Request: Omit every picture and write out the rest of the records exactly.

[Source code of charts]
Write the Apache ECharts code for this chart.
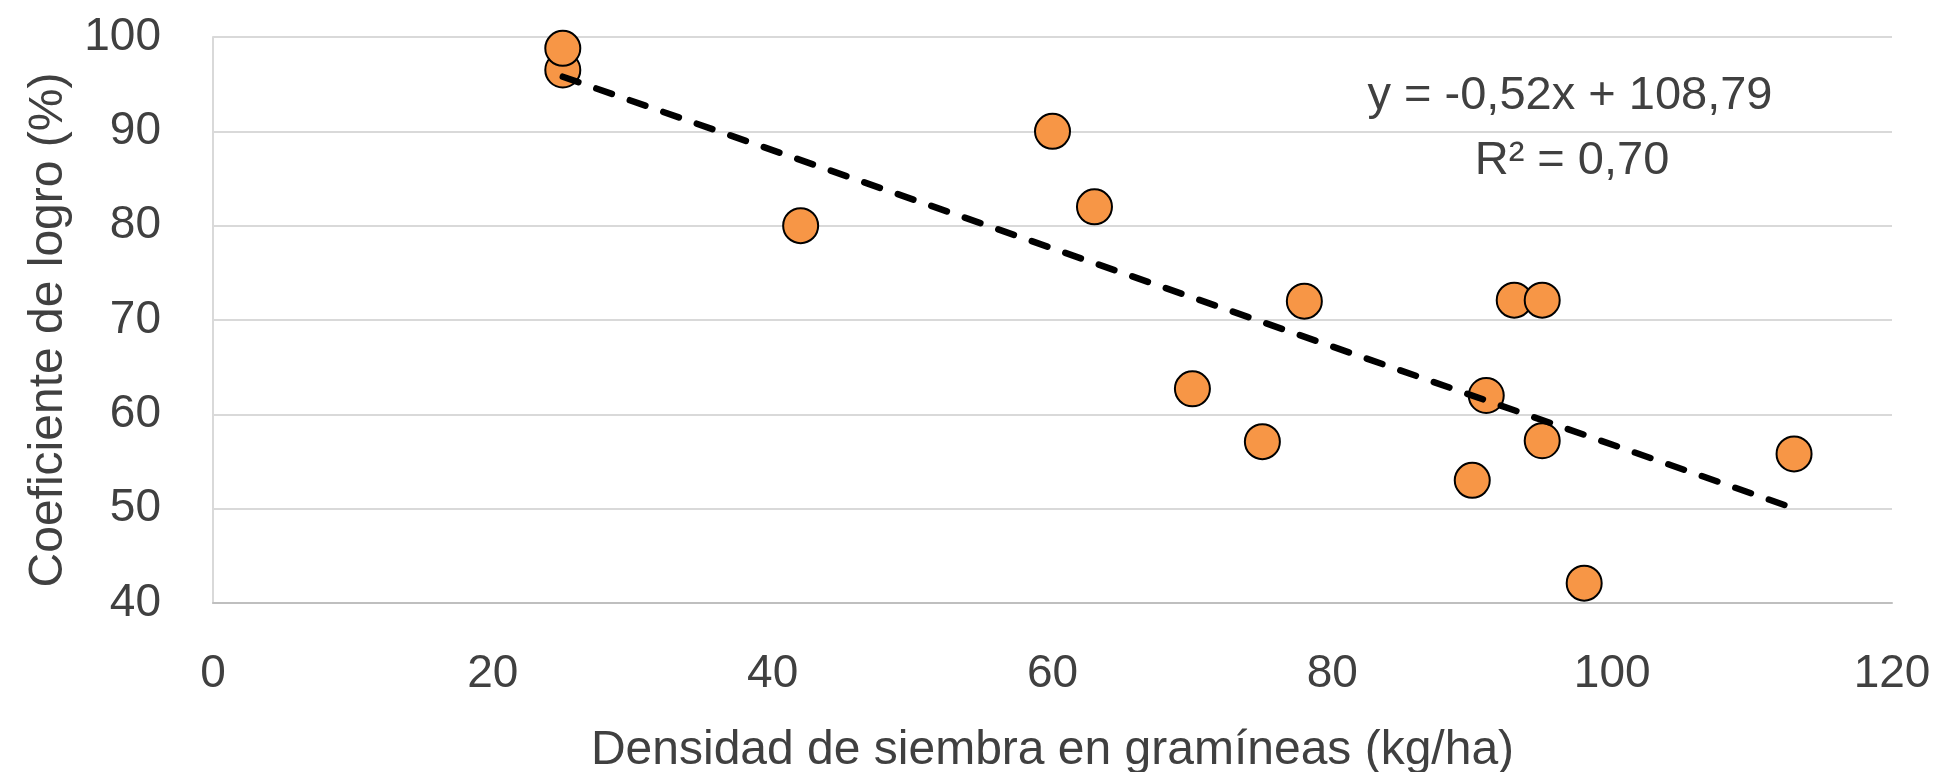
<!DOCTYPE html>
<html>
<head>
<meta charset="utf-8">
<title>Coeficiente de logro vs densidad de siembra</title>
<script src="https://cdn.jsdelivr.net/npm/echarts@6/dist/echarts.min.js"></script>
<style>
  html, body { margin: 0; padding: 0; background: #ffffff; }
  #chart { width: 1941px; height: 772px; }
</style>
</head>
<body>
<div id="chart"></div>
<script>
// Seeding density of grasses (kg/ha) and achievement coefficient (%)
const densidad = [25, 25, 42, 60, 63, 70, 75, 78, 90, 91, 93, 95, 95, 98, 113];
const logro    = [96.5, 98.8, 80, 90, 82, 62.7, 57.1, 72, 53, 62, 72.1, 72.1, 57.2, 42.1, 55.8];

// Linear trend as reported: y = -0,52x + 108,79 ; R² = 0,70
const pendiente = -0.52;
const intercepto = 108.79;
const r2 = 0.70;

const fmt = v => v.toFixed(2).replace('.', ',');
const ecuacion = 'y = ' + fmt(pendiente) + 'x + ' + fmt(intercepto);
const textoR2 = 'R² = ' + fmt(r2);

const xMin = Math.min(...densidad);
const xMax = Math.max(...densidad);
const tendencia = [
  [xMin, pendiente * xMin + intercepto],
  [xMax, pendiente * xMax + intercepto]
];

const puntos = densidad.map((x, i) => [x, logro[i]]);

const FONT = '"Liberation Sans", Arial, sans-serif';
const TXT = '#404040';

const chart = echarts.init(document.getElementById('chart'), null, { renderer: 'canvas' });
chart.setOption({
  animation: false,
  backgroundColor: '#ffffff',
  textStyle: { fontFamily: FONT },
  grid: {
    left: 213, right: 49, top: 37, bottom: 169,
    containLabel: false,
    outerBoundsMode: 'none'
  },
  xAxis: {
    type: 'value',
    min: 0, max: 120, interval: 20,
    name: 'Densidad de siembra en gramíneas (kg/ha)',
    nameLocation: 'middle',
    nameGap: 124,
    nameTextStyle: { color: TXT, fontSize: 48, fontFamily: FONT },
    axisLine: { show: true, onZero: false, lineStyle: { color: '#bfbfbf', width: 2 } },
    axisTick: { show: false },
    splitLine: { show: false },
    axisLabel: { color: TXT, fontSize: 46, fontFamily: FONT, margin: 48 }
  },
  yAxis: {
    type: 'value',
    min: 40, max: 100, interval: 10,
    name: 'Coeficiente de logro (%)',
    nameLocation: 'middle',
    nameGap: 140,
    nameRotate: 90,
    nameTextStyle: { color: TXT, fontSize: 48, fontFamily: FONT, padding: [0, 20, 0, 0] },
    axisLine: { show: true, lineStyle: { color: '#d9d9d9', width: 2 } },
    axisTick: { show: false },
    splitLine: { show: true, lineStyle: { color: '#d9d9d9', width: 2 } },
    axisLabel: { color: TXT, fontSize: 46, fontFamily: FONT, margin: 52 }
  },
  series: [
    {
      type: 'scatter',
      data: puntos,
      symbol: 'circle',
      symbolSize: 35,
      itemStyle: { color: '#F79646', borderColor: '#000000', borderWidth: 2, opacity: 1 },
      z: 2
    },
    {
      type: 'line',
      data: tendencia,
      showSymbol: false,
      symbol: 'none',
      lineStyle: { color: '#000000', width: 6.5, type: [16.5, 19], cap: 'round' },
      z: 3,
      silent: true
    }
  ],
  graphic: [
    {
      type: 'text',
      x: 1570, y: 96,
      style: {
        text: ecuacion,
        fill: TXT,
        font: '47px ' + FONT,
        align: 'center',
        verticalAlign: 'middle'
      }
    },
    {
      type: 'text',
      x: 1572, y: 161,
      style: {
        text: textoR2,
        fill: TXT,
        font: '47px ' + FONT,
        align: 'center',
        verticalAlign: 'middle'
      }
    }
  ]
});
</script>
</body>
</html>
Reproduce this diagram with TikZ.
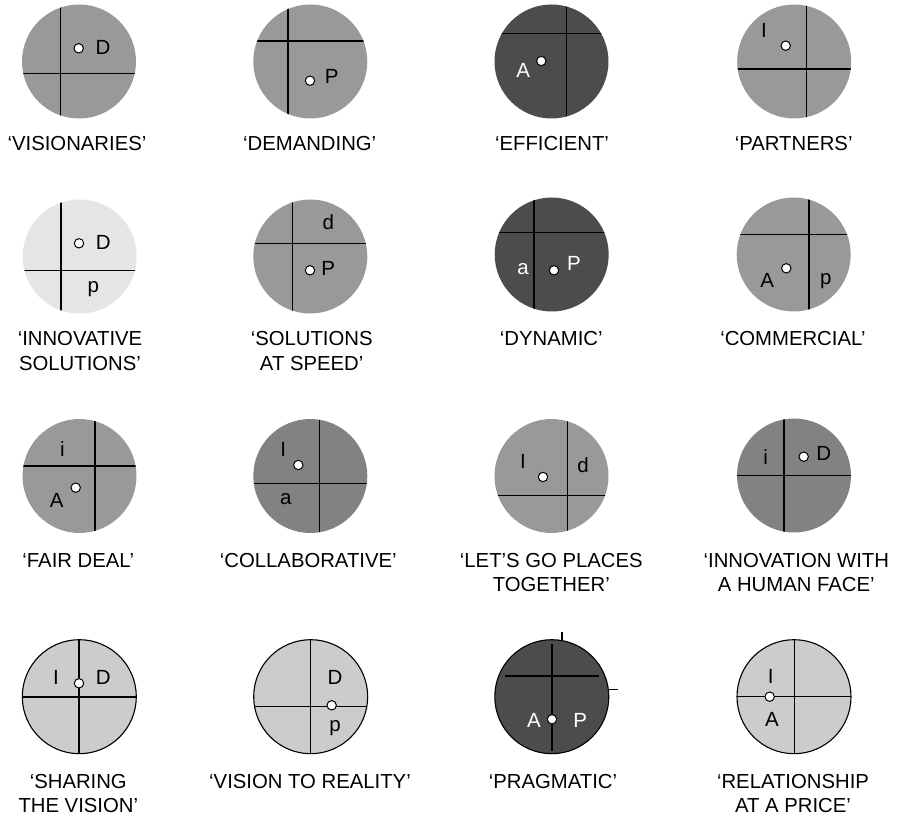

Result of the task:
Write the Apache ECharts code for this chart.
<!DOCTYPE html>
<html>
<head>
<meta charset="utf-8">
<title>Coeficiente de logro vs densidad de siembra</title>
<script src="https://cdn.jsdelivr.net/npm/echarts@6/dist/echarts.min.js"></script>
<style>
  html, body { margin: 0; padding: 0; background: #ffffff; }
  #chart { width: 1941px; height: 772px; }
</style>
</head>
<body>
<div id="chart"></div>
<script>
// Seeding density of grasses (kg/ha) and achievement coefficient (%)
const densidad = [25, 25, 42, 60, 63, 70, 75, 78, 90, 91, 93, 95, 95, 98, 113];
const logro    = [96.5, 98.8, 80, 90, 82, 62.7, 57.1, 72, 53, 62, 72.1, 72.1, 57.2, 42.1, 55.8];

// Linear trend as reported: y = -0,52x + 108,79 ; R² = 0,70
const pendiente = -0.52;
const intercepto = 108.79;
const r2 = 0.70;

const fmt = v => v.toFixed(2).replace('.', ',');
const ecuacion = 'y = ' + fmt(pendiente) + 'x + ' + fmt(intercepto);
const textoR2 = 'R² = ' + fmt(r2);

const xMin = Math.min(...densidad);
const xMax = Math.max(...densidad);
const tendencia = [
  [xMin, pendiente * xMin + intercepto],
  [xMax, pendiente * xMax + intercepto]
];

const puntos = densidad.map((x, i) => [x, logro[i]]);

const FONT = '"Liberation Sans", Arial, sans-serif';
const TXT = '#404040';

const chart = echarts.init(document.getElementById('chart'), null, { renderer: 'canvas' });
chart.setOption({
  animation: false,
  backgroundColor: '#ffffff',
  textStyle: { fontFamily: FONT },
  grid: {
    left: 213, right: 49, top: 37, bottom: 169,
    containLabel: false,
    outerBoundsMode: 'none'
  },
  xAxis: {
    type: 'value',
    min: 0, max: 120, interval: 20,
    name: 'Densidad de siembra en gramíneas (kg/ha)',
    nameLocation: 'middle',
    nameGap: 124,
    nameTextStyle: { color: TXT, fontSize: 48, fontFamily: FONT },
    axisLine: { show: true, onZero: false, lineStyle: { color: '#bfbfbf', width: 2 } },
    axisTick: { show: false },
    splitLine: { show: false },
    axisLabel: { color: TXT, fontSize: 46, fontFamily: FONT, margin: 48 }
  },
  yAxis: {
    type: 'value',
    min: 40, max: 100, interval: 10,
    name: 'Coeficiente de logro (%)',
    nameLocation: 'middle',
    nameGap: 140,
    nameRotate: 90,
    nameTextStyle: { color: TXT, fontSize: 48, fontFamily: FONT, padding: [0, 20, 0, 0] },
    axisLine: { show: true, lineStyle: { color: '#d9d9d9', width: 2 } },
    axisTick: { show: false },
    splitLine: { show: true, lineStyle: { color: '#d9d9d9', width: 2 } },
    axisLabel: { color: TXT, fontSize: 46, fontFamily: FONT, margin: 52 }
  },
  series: [
    {
      type: 'scatter',
      data: puntos,
      symbol: 'circle',
      symbolSize: 35,
      itemStyle: { color: '#F79646', borderColor: '#000000', borderWidth: 2, opacity: 1 },
      z: 2
    },
    {
      type: 'line',
      data: tendencia,
      showSymbol: false,
      symbol: 'none',
      lineStyle: { color: '#000000', width: 6.5, type: [16.5, 19], cap: 'round' },
      z: 3,
      silent: true
    }
  ],
  graphic: [
    {
      type: 'text',
      x: 1570, y: 96,
      style: {
        text: ecuacion,
        fill: TXT,
        font: '47px ' + FONT,
        align: 'center',
        verticalAlign: 'middle'
      }
    },
    {
      type: 'text',
      x: 1572, y: 161,
      style: {
        text: textoR2,
        fill: TXT,
        font: '47px ' + FONT,
        align: 'center',
        verticalAlign: 'middle'
      }
    }
  ]
});
</script>
</body>
</html>
Reproduce this diagram with TikZ.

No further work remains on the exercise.